Going into have this surgery was not as simple as the many other surgeries that I have had. I was not so certain that this would be the answer to my being able to feel that I can be more mobile again. Surgery was not easy going into the OR and the surgeon did not even acknowledge that the reason for all of them to be gathered there had entered the room. It was all hurry up and get this done and move on to the next one. It is very hard laying there with a drape up so you can’t see what is going on and yet you know that they have pulled your ever so lovely hospital gown up to your waist and your girl parts are exposed for everyone in the room to see. One has the feeling that you are being violated and you’re just laying there and letting them do it. In fact you signed up for actually let them do this to you! Is even worse! I had opted for the new type of anesthetic called a femoral nerve block.
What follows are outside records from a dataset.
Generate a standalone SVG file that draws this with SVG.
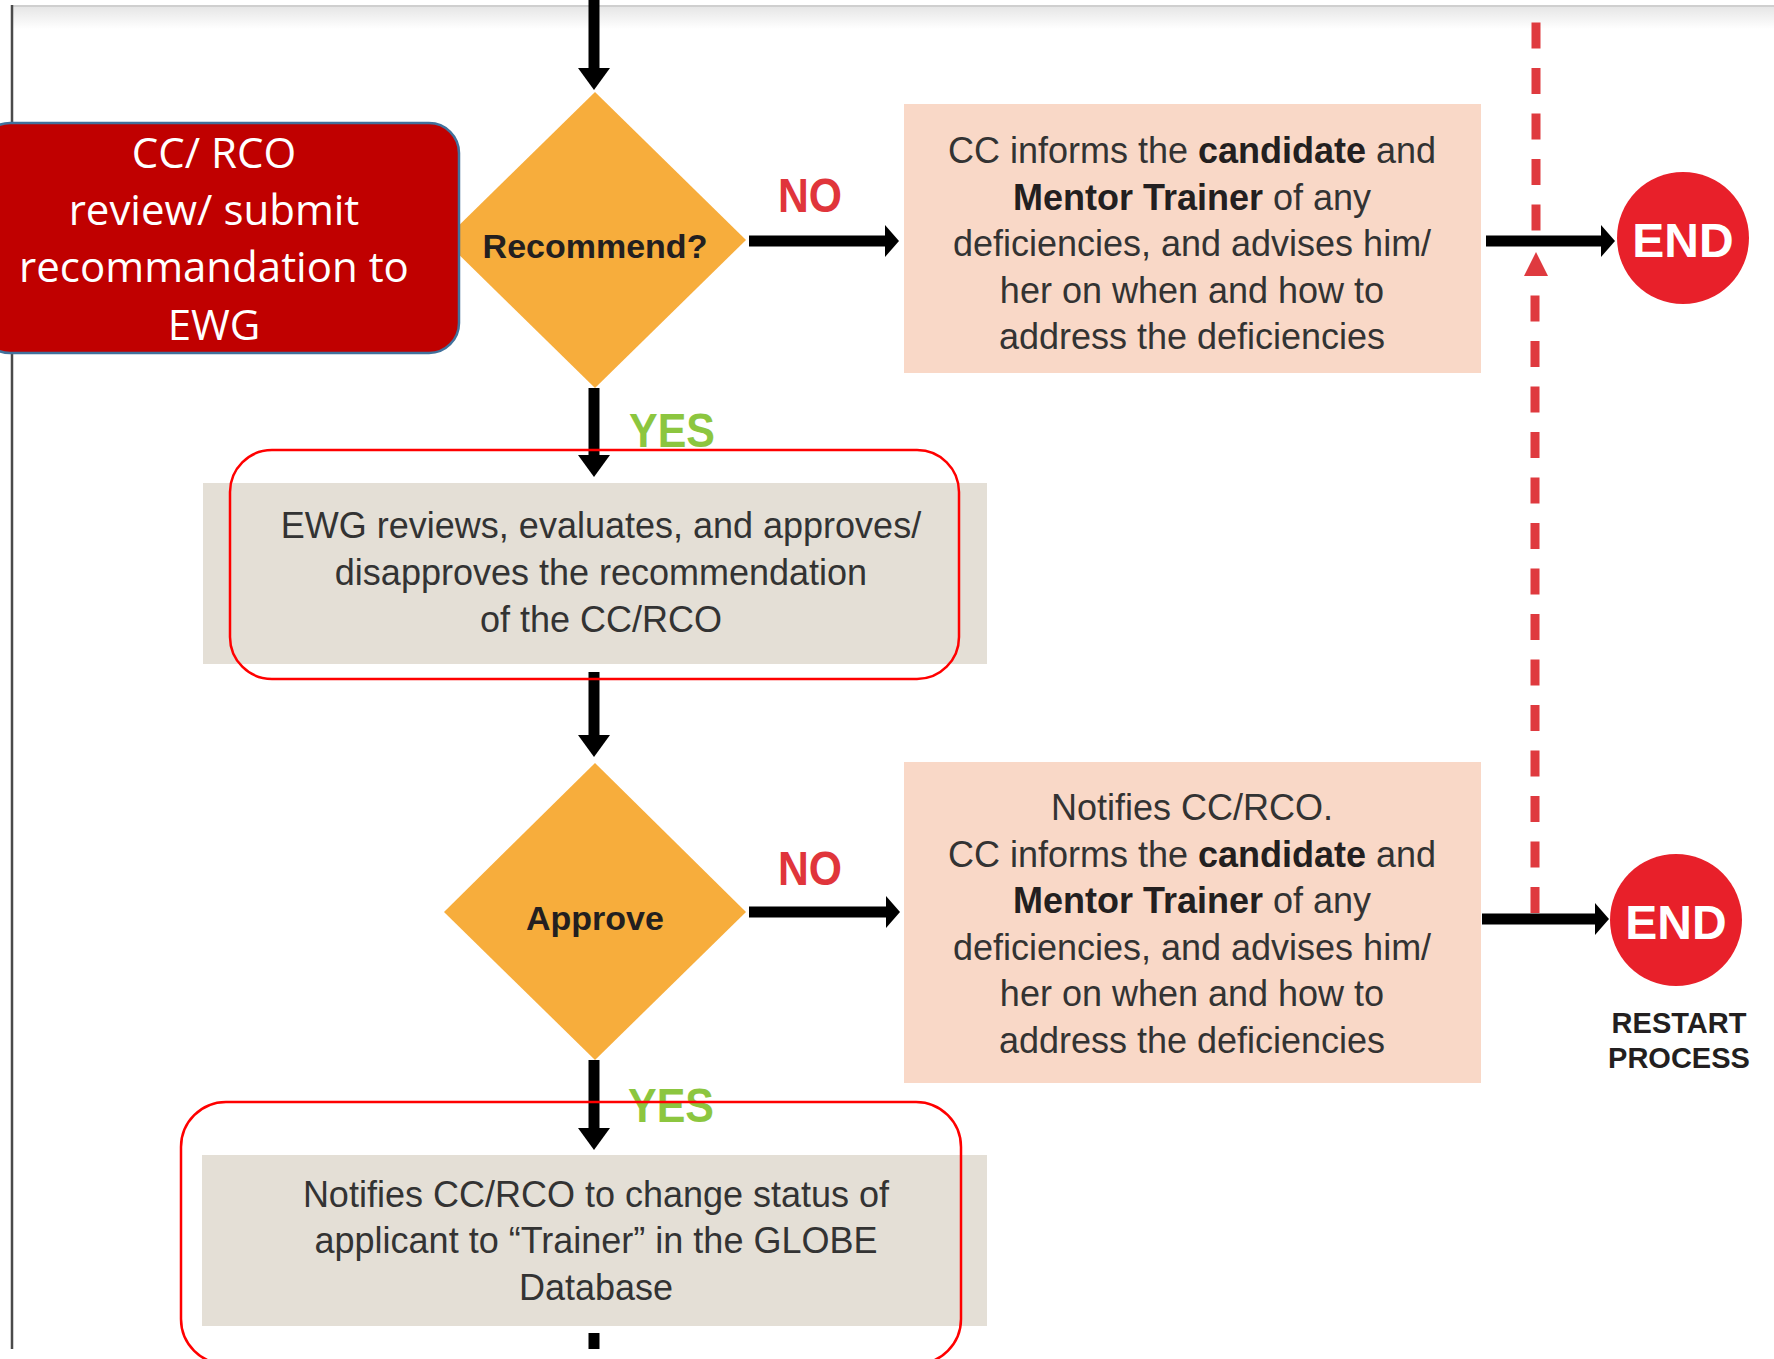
<svg xmlns="http://www.w3.org/2000/svg" width="1774" height="1359" viewBox="0 0 1774 1359">
  <defs>
    <linearGradient id="topShade" x1="0" y1="0" x2="0" y2="1">
      <stop offset="0" stop-color="#e6e6e6"/>
      <stop offset="1" stop-color="#ffffff"/>
    </linearGradient>
    <marker id="headV" markerUnits="userSpaceOnUse" markerWidth="22" markerHeight="32" refX="0" refY="16" orient="auto" viewBox="0 0 22 32">
      <path d="M0,0 L22,16 L0,32 Z" fill="#000"/>
    </marker>
    <marker id="headH" markerUnits="userSpaceOnUse" markerWidth="14" markerHeight="32" refX="0" refY="16" orient="auto" viewBox="0 0 14 32">
      <path d="M0,0 L14,16 L0,32 Z" fill="#000"/>
    </marker>
  </defs>
  <style>
    .body { font-family: "Liberation Sans", Arial, sans-serif; font-size: 36px; fill: #333333; text-anchor: middle; }
    .b { font-weight: bold; fill: #231f20; }
    .dlabel { font-family: "Liberation Sans", Arial, sans-serif; font-size: 34px; font-weight: bold; fill: #231f20; text-anchor: middle; }
    .no { font-family: "Liberation Sans", Arial, sans-serif; font-size: 49px; font-weight: bold; fill: #e0353b; }
    .yes { font-family: "Liberation Sans", Arial, sans-serif; font-size: 49px; font-weight: bold; fill: #8cc63f; }
    .endt { font-family: "Liberation Sans", Arial, sans-serif; font-size: 48px; font-weight: bold; fill: #ffffff; text-anchor: middle; }
    .restart { font-family: "Liberation Sans", Arial, sans-serif; font-size: 29px; font-weight: bold; fill: #231f20; text-anchor: middle; }
    .redbox { font-family: "Open Sans", "Liberation Sans", sans-serif; font-size: 42px; fill: #ffffff; text-anchor: middle; }
    .conn { stroke: #000; stroke-width: 11; fill: none; }
    .dash { stroke: #df3a3f; stroke-width: 9; fill: none; stroke-dasharray: 26 19.5; }
    .diamond { fill: #f7ad3c; }
    .pink { fill: #f9d8c7; }
    .grey { fill: #e4dfd6; }
    .outline { fill: none; stroke: #ff0000; stroke-width: 2.5; }
    .endc { fill: #e8202a; }
  </style>

  <rect x="0" y="0" width="1774" height="1359" fill="#ffffff"/>
  <!-- page edge -->
  <rect x="11" y="7" width="1763" height="22" fill="url(#topShade)"/>
  <line x1="11" y1="6" x2="1774" y2="6" stroke="#cfcfcf" stroke-width="2"/>
  <line x1="12" y1="5" x2="12" y2="1349" stroke="#4a4a4a" stroke-width="2.5"/>

  <g id="connectors">
    <line class="conn" x1="594" y1="0" x2="594" y2="68" marker-end="url(#headV)"/>
    <line class="conn" x1="594" y1="388" x2="594" y2="455" marker-end="url(#headV)"/>
    <line class="conn" x1="594" y1="672" x2="594" y2="735" marker-end="url(#headV)"/>
    <line class="conn" x1="594" y1="1060" x2="594" y2="1128" marker-end="url(#headV)"/>
    <line class="conn" x1="594" y1="1333" x2="594" y2="1349"/>
    <line class="conn" x1="749" y1="241" x2="885" y2="241" marker-end="url(#headH)"/>
    <line class="conn" x1="749" y1="912" x2="886" y2="912" marker-end="url(#headH)"/>
    <line class="dash" x1="1535" y1="913" x2="1535" y2="276"/>
    <line class="dash" x1="1536" y1="230.5" x2="1536" y2="22"/>
    <polygon points="1536,252 1548,276 1524,276" fill="#df3a3f"/>
    <line class="conn" x1="1486" y1="241" x2="1601" y2="241" marker-end="url(#headH)"/>
    <line class="conn" x1="1482" y1="919" x2="1595" y2="919" marker-end="url(#headH)"/>
  </g>

  <g id="recommend">
    <polygon class="diamond" points="595,92 746,240 595,388 444,240"/>
    <text class="dlabel" x="595" y="258">Recommend?</text>
  </g>

  <g id="ccrco-review">
    <rect x="-20" y="123" width="479" height="230" rx="30" ry="30" fill="#c00000" stroke="#41719c" stroke-width="2.5"/>
    <text class="redbox" x="214" y="168">CC/ RCO</text>
    <text class="redbox" x="214" y="225">review/ submit</text>
    <text class="redbox" x="214" y="282">recommandation to</text>
    <text class="redbox" x="214" y="340">EWG</text>
  </g>

  <g id="label-no1">
    <text class="no" x="778" y="212" textLength="64" lengthAdjust="spacingAndGlyphs">NO</text>
  </g>

  <g id="inform1">
    <rect class="pink" x="904" y="104" width="577" height="269"/>
    <text class="body" x="1192" y="163">CC informs the <tspan class="b">candidate</tspan> and</text>
    <text class="body" x="1192" y="210"><tspan class="b">Mentor Trainer</tspan> of any</text>
    <text class="body" x="1192" y="256">deficiencies, and advises him/</text>
    <text class="body" x="1192" y="303">her on when and how to</text>
    <text class="body" x="1192" y="349">address the deficiencies</text>
  </g>

  <g id="end1">
    <circle class="endc" cx="1683" cy="238" r="66"/>
    <text class="endt" x="1683" y="257">END</text>
  </g>

  <g id="label-yes1">
    <text class="yes" x="629" y="447" textLength="86" lengthAdjust="spacingAndGlyphs">YES</text>
  </g>

  <g id="ewg-review">
    <rect class="grey" x="203" y="483" width="784" height="181"/>
    <text class="body" x="601" y="538">EWG reviews, evaluates, and approves/</text>
    <text class="body" x="601" y="585">disapproves the recommendation</text>
    <text class="body" x="601" y="632">of the CC/RCO</text>
    <rect class="outline" x="230" y="450" width="729" height="229" rx="42" ry="42"/>
  </g>

  <g id="approve">
    <polygon class="diamond" points="595,763 746,912 595,1060 444,912"/>
    <text class="dlabel" x="595" y="930">Approve</text>
  </g>

  <g id="label-no2">
    <text class="no" x="778" y="885" textLength="64" lengthAdjust="spacingAndGlyphs">NO</text>
  </g>

  <g id="inform2">
    <rect class="pink" x="904" y="762" width="577" height="321"/>
    <text class="body" x="1192" y="820">Notifies CC/RCO.</text>
    <text class="body" x="1192" y="867">CC informs the <tspan class="b">candidate</tspan> and</text>
    <text class="body" x="1192" y="913"><tspan class="b">Mentor Trainer</tspan> of any</text>
    <text class="body" x="1192" y="960">deficiencies, and advises him/</text>
    <text class="body" x="1192" y="1006">her on when and how to</text>
    <text class="body" x="1192" y="1053">address the deficiencies</text>
  </g>

  <g id="end2">
    <circle class="endc" cx="1676" cy="920" r="66"/>
    <text class="endt" x="1676" y="939">END</text>
    <text class="restart" x="1679" y="1033">RESTART</text>
    <text class="restart" x="1679" y="1068">PROCESS</text>
  </g>

  <g id="label-yes2">
    <text class="yes" x="628" y="1122" textLength="86" lengthAdjust="spacingAndGlyphs">YES</text>
  </g>

  <g id="notify-status">
    <rect class="grey" x="202" y="1155" width="785" height="171"/>
    <text class="body" x="596" y="1207">Notifies CC/RCO to change status of</text>
    <text class="body" x="596" y="1253">applicant to “Trainer” in the GLOBE</text>
    <text class="body" x="596" y="1300">Database</text>
    <rect class="outline" x="181" y="1102" width="780" height="262" rx="45" ry="45"/>
  </g>
</svg>
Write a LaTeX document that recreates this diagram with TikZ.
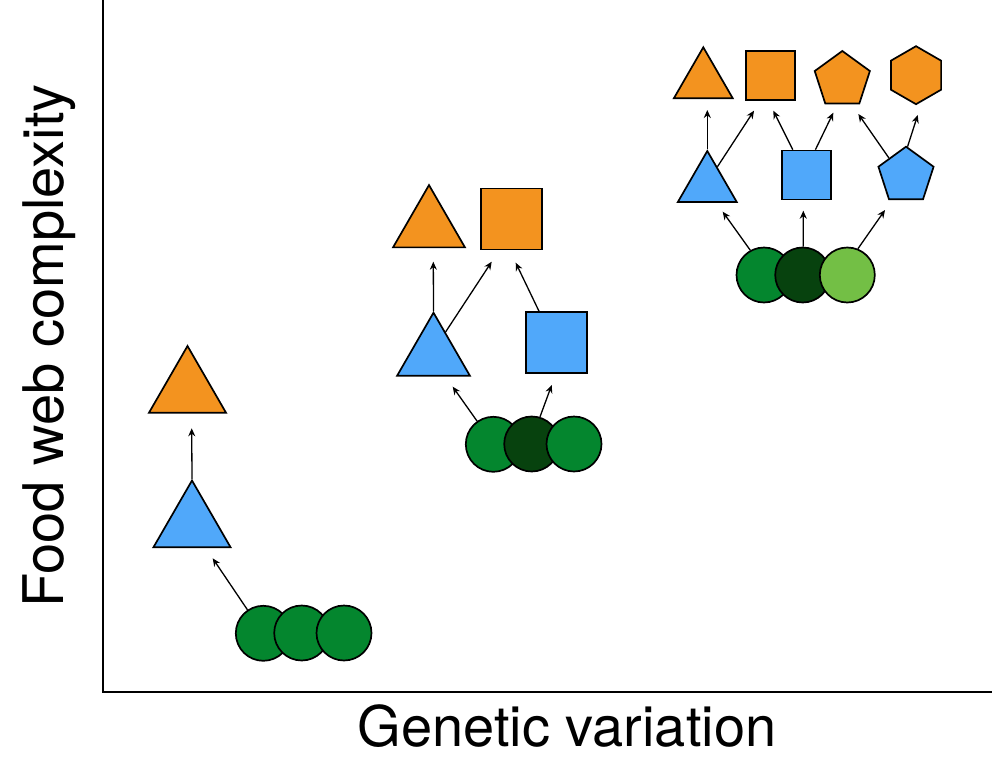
\documentclass[tikz,border=0pt]{standalone}
\usepackage{fontspec}
\setmainfont{TeX Gyre Heros}
\usetikzlibrary{arrows.meta,shapes.geometric}
\definecolor{toporange}{RGB}{243,147,31}
\definecolor{midblue}{RGB}{80,168,250}
\definecolor{plantgreen}{RGB}{4,134,46}
\definecolor{plantdark}{RGB}{7,66,14}
\definecolor{plantlight}{RGB}{115,191,69}

\begin{document}
\begin{tikzpicture}[x=1pt,y=-1pt,>={Stealth[length=8pt,width=7pt]},
	organism/.style={draw,line width=1.7pt,inner sep=0pt},
	tri/.style={organism,regular polygon,regular polygon sides=3},
	sq/.style={organism,rectangle},
	pent/.style={organism,regular polygon,regular polygon sides=5},
	hex/.style={organism,regular polygon,regular polygon sides=6,shape border rotate=30},
	plant/.style={organism,circle,minimum size=55pt},
	link/.style={->,line width=1.3pt}]
			\useasboundingbox (0,0) rectangle (992,768);

			\draw [line width=2pt] (103.3,0) -- (103.3,691.7) -- (992,691.7);
			\node (xlab) [anchor=base,font=\fontsize{56}{60}\selectfont] at (567,746) {Genetic variation};
			\node (ylab) [anchor=base,rotate=90,font=\fontsize{56}{60}\selectfont] at (63,346) {Food web complexity};

			\node [tri,fill=toporange,minimum size=89pt] (o1) at (187.5,390.5) {};
			\node [tri,fill=midblue,minimum size=89pt] (b1) at (192,525) {};
			\node [plant,fill=plantgreen] (c1a) at (263.3,633.3) {};
			\node [plant,fill=plantgreen] (c1b) at (301.7,633) {};
			\node [plant,fill=plantgreen] (c1c) at (344,633) {};
			\coordinate (t1a) at (191.7,428.3);
			\coordinate (t1b) at (212.7,558.3);
			\draw [link] (b1.north) -- (t1a);
			\draw [link] (c1a.124) -- (t1b);

			\node [tri,fill=toporange,minimum size=83pt] (o2t) at (429,226.6) {};
			\node [sq,fill=toporange,minimum size=61pt] (o2s) at (511.7,219) {};
			\node [tri,fill=midblue,minimum size=84pt] (b2t) at (433.5,354.7) {};
			\node [sq,fill=midblue,minimum size=61pt] (b2s) at (556.5,342.8) {};
			\node [plant,fill=plantgreen] (c2a) at (493.3,444.3) {};
			\node [plant,fill=plantdark] (c2b) at (531.7,444) {};
			\node [plant,fill=plantgreen] (c2c) at (574,444) {};
			\coordinate (t2a) at (433.3,261.7);
			\coordinate (t2b) at (491.7,261.7);
			\coordinate (t2c) at (515.7,262.7);
			\coordinate (t2d) at (452.7,386.7);
			\coordinate (t2e) at (551.7,385);
			\draw [link] (b2t.north) -- (t2a);
			\draw [link] (b2t.62) -- (t2b);
			\draw [link] (b2s.119) -- (t2c);
			\draw [link] (c2a.125) -- (t2d);
			\draw [link] (c2b.73) -- (t2e);

			\node [tri,fill=toporange,minimum size=68pt] (o3t) at (703.3,81.3) {};
			\node [sq,fill=toporange,minimum size=49pt] (o3s) at (770.3,75.3) {};
			\node [pent,fill=toporange,minimum size=58pt] (o3p) at (842.3,80) {};
			\node [hex,fill=toporange,minimum size=58pt] (o3h) at (916,75.2) {};
			\node [tri,fill=midblue,minimum size=68pt] (b3t) at (707.3,185) {};
			\node [sq,fill=midblue,minimum size=49pt] (b3s) at (806.2,175) {};
			\node [pent,fill=midblue,minimum size=58pt] (b3p) at (906,175.7) {};
			\node [plant,fill=plantgreen] (c3a) at (764,275) {};
			\node [plant,fill=plantdark] (c3b) at (802.7,275) {};
			\node [plant,fill=plantlight] (c3c) at (847.3,275) {};
			\coordinate (t3a) at (707.3,110);
			\coordinate (t3b) at (754,110.7);
			\coordinate (t3c) at (773.3,110.7);
			\coordinate (t3d) at (833.3,112.7);
			\coordinate (t3e) at (858.3,114);
			\coordinate (t3f) at (917.7,115);
			\coordinate (t3g) at (722.7,211.7);
			\coordinate (t3h) at (803.3,210.7);
			\coordinate (t3i) at (885,210);
			\draw [link] (b3t.north) -- (t3a);
			\draw [link] (b3t.61) -- (t3b);
			\draw [link] (b3s.118) -- (t3c);
			\draw [link] (b3s.70) -- (t3d);
			\draw [link] (b3p.134) -- (t3e);
			\draw [link] (b3p.87) -- (t3f);
			\draw [link] (c3a.119) -- (t3g);
			\draw [link] (c3b.89) -- (t3h);
			\draw [link] (c3c.68) -- (t3i);
		\end{tikzpicture}
\end{document}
They insert an IV into this nerve in your groin area and it continually blocks any feeling or sensations to your whole leg. And then they place an epidermal in your spine so you now have no feeling in either of your legs. You are still conscious that your hospital gown is still pulled up to your waist and everyone is seeing your girl parts!
As I lay there and know that they are having troubles with getting the 4 screws that have been in this knee for over 12 years. I can hear the drill trying to back those screws back out of my shin bone and I can feel them pounding with a hammer just to expose the heads of those screws. Other times I can feel them shoving and hammering metal on metal as they try to attach the replacement into the correct position. And yet I am not worried about all of this! I have this disinterested point of view even though I know it is my leg and my bones they are hammering, chiseling and sawing: You just don’t really care that much. The reality comes when you finally see the sixteen and a half inch long scar that this procedure has left on your leg!
Now it is seven weeks since the surgery and I putter around the house pretty good and I still walk with a limp but that will eventually go and the scar is healed and has begun to fade but it is still a very long scar and it is not pretty to look at! Not that anyone ever actually sees my knees!